• WHAT IS BEING ASKED: Copy each line below exactly and leave the pictures out.

• MATERIAL PROVIDED:
-- begin --
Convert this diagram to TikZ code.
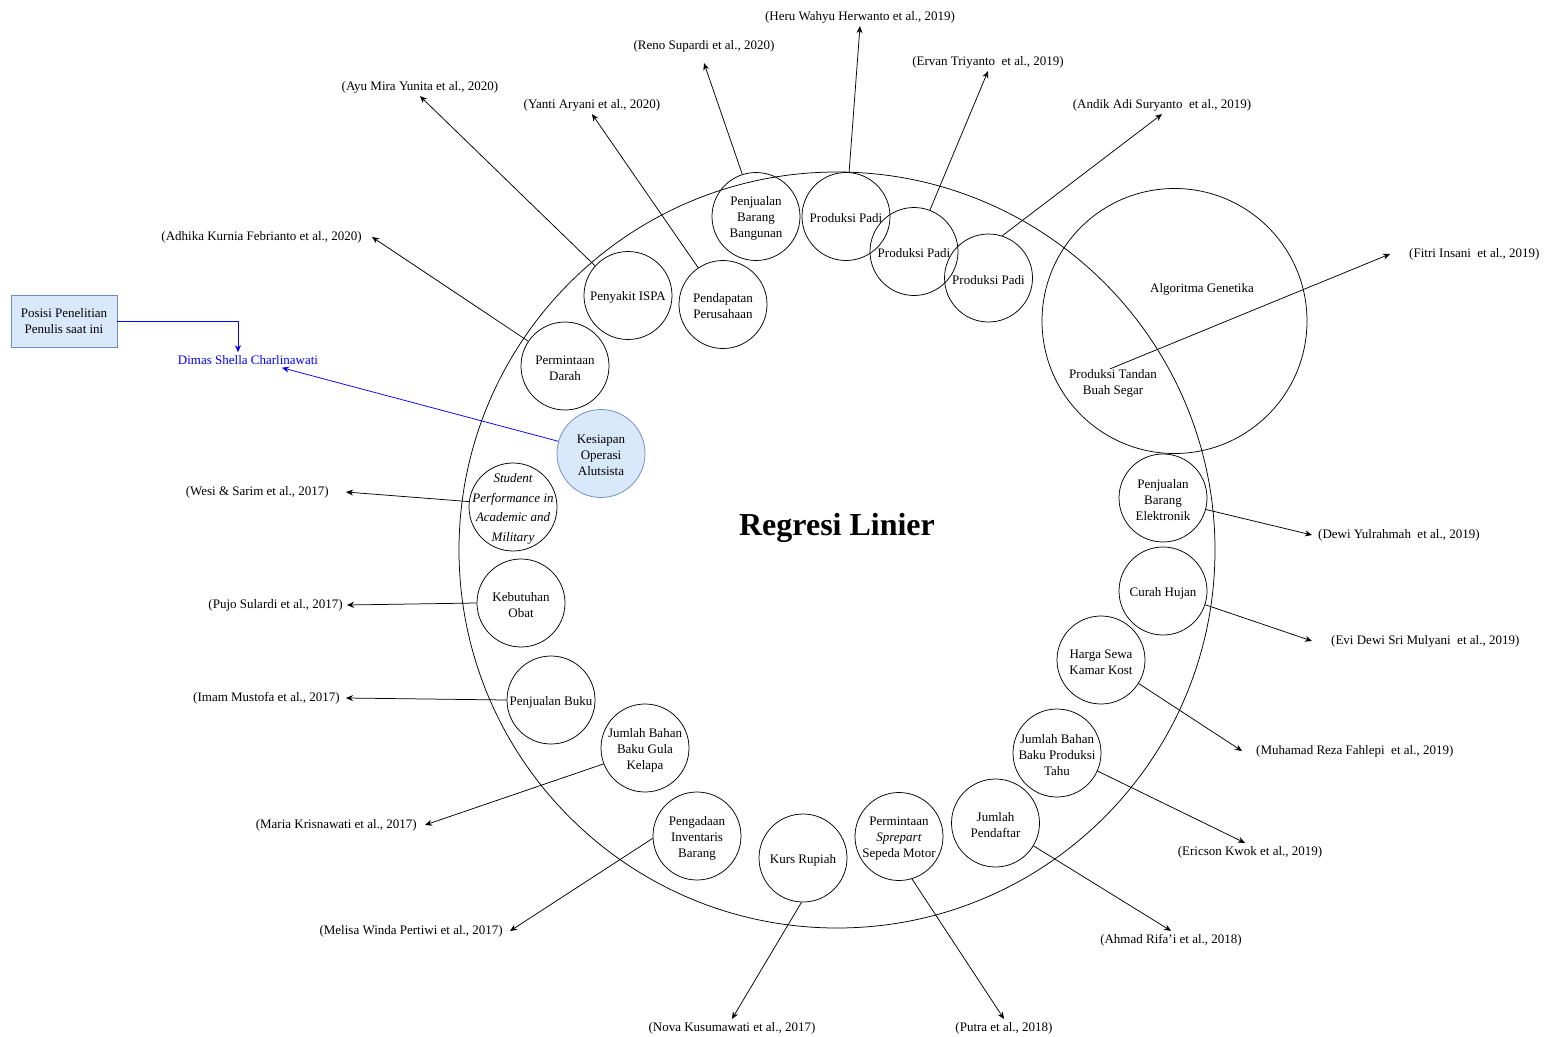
\documentclass[tikz,border=0pt]{standalone}
\usepackage{fontspec}
\setmainfont{Liberation Serif}
\usetikzlibrary{arrows.meta}
\definecolor{bfill}{HTML}{DAE8FC}
\definecolor{bline}{HTML}{6C8EBF}
\definecolor{dblue}{HTML}{0000FF}
\begin{document}
\begin{tikzpicture}[x=1pt,y=-1pt,
  every node/.style={font=\fontsize{13}{16}\selectfont},
  topic/.style={circle,draw,line width=0.75pt,minimum size=88pt,inner sep=0pt},
  txt/.style={align=center,inner sep=0pt,yshift=-2pt,font=\fontsize{13}{16}\selectfont},
  ref/.style={inner sep=3pt,yshift=-2pt},
  conn/.style={line width=0.75pt,-{Stealth[length=7pt,width=6pt]}},
]
\useasboundingbox (0,0) rectangle (1547,1036);

% main circle
\node[circle,draw,line width=0.75pt,minimum size=756pt,inner sep=0pt] (big) at (837,550) {};
\node[font=\fontsize{32}{38}\selectfont\bfseries] (title) at (837,528) {Regresi Linier};

% algoritma genetika
\node[circle,draw,line width=0.75pt,minimum size=265pt,inner sep=0pt] (alg) at (1174.5,321) {};
\node[txt] (algtxt) at (1202,287) {Algoritma Genetika};
\node[txt] (ptbs) at (1113,381) {Produksi Tandan\\Buah Segar};

% topic circles
\node[topic,label={[txt]center:Penjualan\\Barang\\Bangunan}] (pjbb) at (756,216.5) {};
\node[topic,label={[txt]center:Produksi Padi}] (pp1) at (846,216.5) {};
\node[topic,label={[txt]center:Produksi Padi}] (pp2) at (914,251.5) {};
\node[topic,label={[txt]center:Produksi Padi}] (pp3) at (988.5,278) {};
\node[topic,label={[txt]center:Penjualan\\Barang\\Elektronik}] (elek) at (1163,498) {};
\node[topic,label={[txt]center:Curah Hujan}] (curah) at (1163,591) {};
\node[topic,label={[txt]center:Harga Sewa\\Kamar Kost}] (kost) at (1101,660) {};
\node[topic,label={[txt]center:Jumlah Bahan\\Baku Produksi\\Tahu}] (tahu) at (1057,753) {};
\node[topic,label={[txt]center:Jumlah\\Pendaftar}] (daftar) at (995.5,823) {};
\node[topic,label={[txt]center:Permintaan\\\textit{Sprepart}\\Sepeda Motor}] (spre) at (899,836.5) {};
\node[topic,label={[txt]center:Kurs Rupiah}] (kurs) at (803,858) {};
\node[topic,label={[txt]center:Pengadaan\\Inventaris\\Barang}] (inv) at (697,836) {};
\node[topic,label={[txt]center:Jumlah Bahan\\Baku Gula\\Kelapa}] (gula) at (645,748) {};
\node[topic,label={[txt]center:Penjualan Buku}] (buku) at (551,700) {};
\node[topic,label={[txt]center:Kebutuhan\\Obat}] (obat) at (521,603) {};
\node[topic,label={[txt,font=\fontsize{13}{19.5}\selectfont\itshape]center:Student\\Performance in\\Academic and\\Military}] (stud) at (513,507) {};
\node[topic,fill=bfill,draw=bline,label={[txt]center:Kesiapan\\Operasi\\Alutsista}] (kes) at (601,453.5) {};
\node[topic,label={[txt]center:Permintaan\\Darah}] (darah) at (565,366) {};
\node[topic,label={[txt]center:Penyakit ISPA}] (ispa) at (628,295.5) {};
\node[topic,label={[txt]center:Pendapatan\\Perusahaan}] (pend) at (723,304.5) {};

% reference labels
\node[ref] (heru) at (860,15) {(Heru Wahyu Herwanto et al., 2019)};
\node[ref] (reno) at (704,44) {(Reno Supardi et al., 2020)};
\node[ref] (ervan) at (988,60) {(Ervan Triyanto\ \ et al., 2019)};
\node[ref] (andik) at (1162,103) {(Andik Adi Suryanto\ \ et al., 2019)};
\node[ref] (ayu) at (420,85) {(Ayu Mira Yunita et al., 2020)};
\node[ref] (yanti) at (592,103) {(Yanti Aryani et al., 2020)};
\node[ref,anchor=east] (adhika) at (365,235) {(Adhika Kurnia Febrianto et al., 2020)};
\node[ref,anchor=west] (fitri) at (1406,252) {(Fitri Insani\ \ et al., 2019)};
\node[ref,anchor=west] (dewi) at (1315,533) {(Dewi Yulrahmah\ \ et al., 2019)};
\node[ref,anchor=west] (evi) at (1328,639) {(Evi Dewi Sri Mulyani\ \ et al., 2019)};
\node[ref,anchor=west] (muh) at (1253,749) {(Muhamad Reza Fahlepi\ \ et al., 2019)};
\node[ref] (eric) at (1250,850) {(Ericson Kwok et al., 2019)};
\node[ref] (ahmad) at (1171,938) {(Ahmad Rifa{\char"27}i et al., 2018)};
\node[ref] (putra) at (1004,1026) {(Putra et al., 2018)};
\node[ref] (nova) at (732,1026) {(Nova Kusumawati et al., 2017)};
\node[ref,anchor=east] (melisa) at (506,929) {(Melisa Winda Pertiwi et al., 2017)};
\node[ref,anchor=east] (maria) at (420,823) {(Maria Krisnawati et al., 2017)};
\node[ref,anchor=east] (imam) at (343,696) {(Imam Mustofa et al., 2017)};
\node[ref,anchor=east] (pujo) at (346,603) {(Pujo Sulardi et al., 2017)};
\node[ref,anchor=east] (wesi) at (332,490) {(Wesi \& Sarim et al., 2017)};

% author position
\node[draw=bline,fill=bfill,line width=0.75pt,minimum width=106pt,minimum height=52pt,align=center,inner sep=2pt] (pos) at (64,321) {Posisi Penelitian\\Penulis saat ini};
\node[ref,text=dblue] (dimas) at (248,358) {Dimas Shella Charlinawati};

% connectors
\draw[conn] (pp1.86) -- (heru.south);
\draw[conn] (pjbb.108) -- ([yshift=-8pt]reno.south);
\draw[conn] (pp2.69) -- (ervan.south);
\draw[conn] (pp3.72) -- (andik.south);
\draw[conn] (ispa.138) -- (ayu.south);
\draw[conn] (pend.124) -- (yanti.south);
\draw[conn] (darah.146) -- ([xshift=7pt]adhika.east);
\draw[conn] ([xshift=-3pt]ptbs.north) -- ([xshift=-16pt]fitri.west);
\draw[conn] (elek.345) -- ([xshift=-3pt]dewi.west);
\draw[conn] (curah.342) -- ([xshift=-16pt]evi.west);
\draw[conn] (kost.328) -- ([xshift=-11pt]muh.west);
\draw[conn] (tahu.336) -- ([xshift=-5pt]eric.north);
\draw[conn] (daftar.329) -- (ahmad.north);
\draw[conn] (spre.287) -- (putra.north);
\draw[conn] (kurs.268) -- (nova.north);
\draw[conn] (inv.183) -- ([xshift=4pt]melisa.east);
\draw[conn] (gula.201) -- ([xshift=5pt]maria.east);
\draw[conn] (buku.west) -- ([xshift=3pt]imam.east);
\draw[conn] (obat.west) -- ([xshift=1pt]pujo.east);
\draw[conn] (stud.173) -- ([xshift=14pt]wesi.east);

\draw[conn,color=dblue] (pos.east) -| ([xshift=-10pt]dimas.north);
\draw[conn,color=dblue] (kes.164) -- ([xshift=34pt]dimas.south);
\end{tikzpicture}
\end{document}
-- end --
• WRITTEN ANSWER:
Convert this diagram to TikZ code.
\documentclass[tikz,border=0pt]{standalone}
\usepackage{fontspec}
\setmainfont{Liberation Serif}
\usetikzlibrary{arrows.meta}
\definecolor{bfill}{HTML}{DAE8FC}
\definecolor{bline}{HTML}{6C8EBF}
\definecolor{dblue}{HTML}{0000FF}
\begin{document}
\begin{tikzpicture}[x=1pt,y=-1pt,
  every node/.style={font=\fontsize{13}{16}\selectfont},
  topic/.style={circle,draw,line width=0.75pt,minimum size=88pt,inner sep=0pt},
  txt/.style={align=center,inner sep=0pt,yshift=-2pt,font=\fontsize{13}{16}\selectfont},
  ref/.style={inner sep=3pt,yshift=-2pt},
  conn/.style={line width=0.75pt,-{Stealth[length=7pt,width=6pt]}},
]
\useasboundingbox (0,0) rectangle (1547,1036);

% main circle
\node[circle,draw,line width=0.75pt,minimum size=756pt,inner sep=0pt] (big) at (837,550) {};
\node[font=\fontsize{32}{38}\selectfont\bfseries] (title) at (837,528) {Regresi Linier};

% algoritma genetika
\node[circle,draw,line width=0.75pt,minimum size=265pt,inner sep=0pt] (alg) at (1174.5,321) {};
\node[txt] (algtxt) at (1202,287) {Algoritma Genetika};
\node[txt] (ptbs) at (1113,381) {Produksi Tandan\\Buah Segar};

% topic circles
\node[topic,label={[txt]center:Penjualan\\Barang\\Bangunan}] (pjbb) at (756,216.5) {};
\node[topic,label={[txt]center:Produksi Padi}] (pp1) at (846,216.5) {};
\node[topic,label={[txt]center:Produksi Padi}] (pp2) at (914,251.5) {};
\node[topic,label={[txt]center:Produksi Padi}] (pp3) at (988.5,278) {};
\node[topic,label={[txt]center:Penjualan\\Barang\\Elektronik}] (elek) at (1163,498) {};
\node[topic,label={[txt]center:Curah Hujan}] (curah) at (1163,591) {};
\node[topic,label={[txt]center:Harga Sewa\\Kamar Kost}] (kost) at (1101,660) {};
\node[topic,label={[txt]center:Jumlah Bahan\\Baku Produksi\\Tahu}] (tahu) at (1057,753) {};
\node[topic,label={[txt]center:Jumlah\\Pendaftar}] (daftar) at (995.5,823) {};
\node[topic,label={[txt]center:Permintaan\\\textit{Sprepart}\\Sepeda Motor}] (spre) at (899,836.5) {};
\node[topic,label={[txt]center:Kurs Rupiah}] (kurs) at (803,858) {};
\node[topic,label={[txt]center:Pengadaan\\Inventaris\\Barang}] (inv) at (697,836) {};
\node[topic,label={[txt]center:Jumlah Bahan\\Baku Gula\\Kelapa}] (gula) at (645,748) {};
\node[topic,label={[txt]center:Penjualan Buku}] (buku) at (551,700) {};
\node[topic,label={[txt]center:Kebutuhan\\Obat}] (obat) at (521,603) {};
\node[topic,label={[txt,font=\fontsize{13}{19.5}\selectfont\itshape]center:Student\\Performance in\\Academic and\\Military}] (stud) at (513,507) {};
\node[topic,fill=bfill,draw=bline,label={[txt]center:Kesiapan\\Operasi\\Alutsista}] (kes) at (601,453.5) {};
\node[topic,label={[txt]center:Permintaan\\Darah}] (darah) at (565,366) {};
\node[topic,label={[txt]center:Penyakit ISPA}] (ispa) at (628,295.5) {};
\node[topic,label={[txt]center:Pendapatan\\Perusahaan}] (pend) at (723,304.5) {};

% reference labels
\node[ref] (heru) at (860,15) {(Heru Wahyu Herwanto et al., 2019)};
\node[ref] (reno) at (704,44) {(Reno Supardi et al., 2020)};
\node[ref] (ervan) at (988,60) {(Ervan Triyanto\ \ et al., 2019)};
\node[ref] (andik) at (1162,103) {(Andik Adi Suryanto\ \ et al., 2019)};
\node[ref] (ayu) at (420,85) {(Ayu Mira Yunita et al., 2020)};
\node[ref] (yanti) at (592,103) {(Yanti Aryani et al., 2020)};
\node[ref,anchor=east] (adhika) at (365,235) {(Adhika Kurnia Febrianto et al., 2020)};
\node[ref,anchor=west] (fitri) at (1406,252) {(Fitri Insani\ \ et al., 2019)};
\node[ref,anchor=west] (dewi) at (1315,533) {(Dewi Yulrahmah\ \ et al., 2019)};
\node[ref,anchor=west] (evi) at (1328,639) {(Evi Dewi Sri Mulyani\ \ et al., 2019)};
\node[ref,anchor=west] (muh) at (1253,749) {(Muhamad Reza Fahlepi\ \ et al., 2019)};
\node[ref] (eric) at (1250,850) {(Ericson Kwok et al., 2019)};
\node[ref] (ahmad) at (1171,938) {(Ahmad Rifa{\char"27}i et al., 2018)};
\node[ref] (putra) at (1004,1026) {(Putra et al., 2018)};
\node[ref] (nova) at (732,1026) {(Nova Kusumawati et al., 2017)};
\node[ref,anchor=east] (melisa) at (506,929) {(Melisa Winda Pertiwi et al., 2017)};
\node[ref,anchor=east] (maria) at (420,823) {(Maria Krisnawati et al., 2017)};
\node[ref,anchor=east] (imam) at (343,696) {(Imam Mustofa et al., 2017)};
\node[ref,anchor=east] (pujo) at (346,603) {(Pujo Sulardi et al., 2017)};
\node[ref,anchor=east] (wesi) at (332,490) {(Wesi \& Sarim et al., 2017)};

% author position
\node[draw=bline,fill=bfill,line width=0.75pt,minimum width=106pt,minimum height=52pt,align=center,inner sep=2pt] (pos) at (64,321) {Posisi Penelitian\\Penulis saat ini};
\node[ref,text=dblue] (dimas) at (248,358) {Dimas Shella Charlinawati};

% connectors
\draw[conn] (pp1.86) -- (heru.south);
\draw[conn] (pjbb.108) -- ([yshift=-8pt]reno.south);
\draw[conn] (pp2.69) -- (ervan.south);
\draw[conn] (pp3.72) -- (andik.south);
\draw[conn] (ispa.138) -- (ayu.south);
\draw[conn] (pend.124) -- (yanti.south);
\draw[conn] (darah.146) -- ([xshift=7pt]adhika.east);
\draw[conn] ([xshift=-3pt]ptbs.north) -- ([xshift=-16pt]fitri.west);
\draw[conn] (elek.345) -- ([xshift=-3pt]dewi.west);
\draw[conn] (curah.342) -- ([xshift=-16pt]evi.west);
\draw[conn] (kost.328) -- ([xshift=-11pt]muh.west);
\draw[conn] (tahu.336) -- ([xshift=-5pt]eric.north);
\draw[conn] (daftar.329) -- (ahmad.north);
\draw[conn] (spre.287) -- (putra.north);
\draw[conn] (kurs.268) -- (nova.north);
\draw[conn] (inv.183) -- ([xshift=4pt]melisa.east);
\draw[conn] (gula.201) -- ([xshift=5pt]maria.east);
\draw[conn] (buku.west) -- ([xshift=3pt]imam.east);
\draw[conn] (obat.west) -- ([xshift=1pt]pujo.east);
\draw[conn] (stud.173) -- ([xshift=14pt]wesi.east);

\draw[conn,color=dblue] (pos.east) -| ([xshift=-10pt]dimas.north);
\draw[conn,color=dblue] (kes.164) -- ([xshift=34pt]dimas.south);
\end{tikzpicture}
\end{document}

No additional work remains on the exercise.